Con la presidencia del PJ, quizá cale al final en Kirchner la lección de Bonaparte: Gobernar para un partido significa, tarde o temprano, depender de él. ¡A mí no me atraparán! Soy nacional. También hay quienes dicen, en su entorno, que Kirchner optará por una solución mixta: asumirá por media hora la conducción del partido, lo inscribirá dentro del Frente para la Victoria y pedirá una rápida licencia.
Ha dado órdenes, en tanto, para que el Frente y el PJ sean generosos con los arrepentidos en la provincia de Buenos Aires, aunque puso como condición dos puntos innegociables: no recibir en sus filas a dirigentes condenados por actos de corrupción ni apologistas del terrorismo de Estado.
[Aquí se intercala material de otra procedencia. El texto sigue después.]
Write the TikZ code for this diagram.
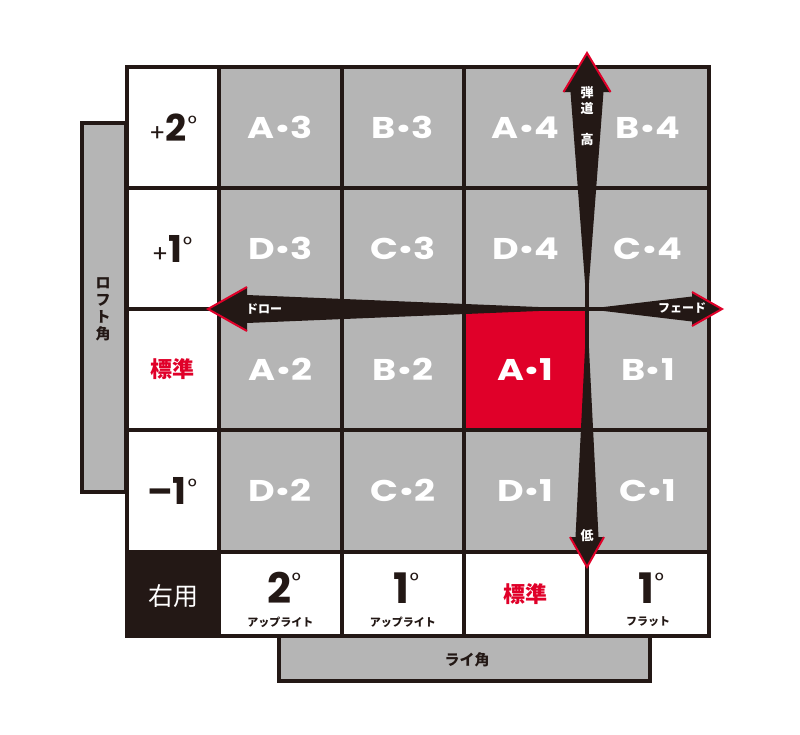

El kirchnerismo no tiene el estómago delicado, pero como se debe a su público, quiere colocar algunas barreras para no tener sobresaltos. Los kirchneristas siempre bromean con que, en las veinte verdades peronistas, a Perón le faltó una. La verdad 21 es: Correr en auxilio de los vencedores. Saben que los perdedores del peronismo se entregan demasiado rápido y hay que estar prevenido para que no se cuelen los más impresentables, aseguran. También confiesan que el Presidente les ordenó un año de gestión provincial intensa y mucho empeño en la concreción de la obra pública. Quiere inaugurar personalmente durante todo este año viviendas, escuelas y autopistas.
Ese parece ser el gran partido que Kirchner se ha propuesto jugar a su regreso de las vacaciones. En la política, como en los "picados" de Olivos, trata de ser jugador y árbitro a un mismo tiempo, y de vapulear a todos. Sabe que la inflación no puede dictarle la agenda y que él debe seguir llevando la iniciativa, imponiendo los temas y tomando por sorpresa a sus adversarios. Aunque tal vez no haya leído a Napoleón, también en ese punto lo intuye: Un gobierno nuevo -decía el emperador- tiene que deslumbrar y sorprender. Porque cuando deja de brillar, cae.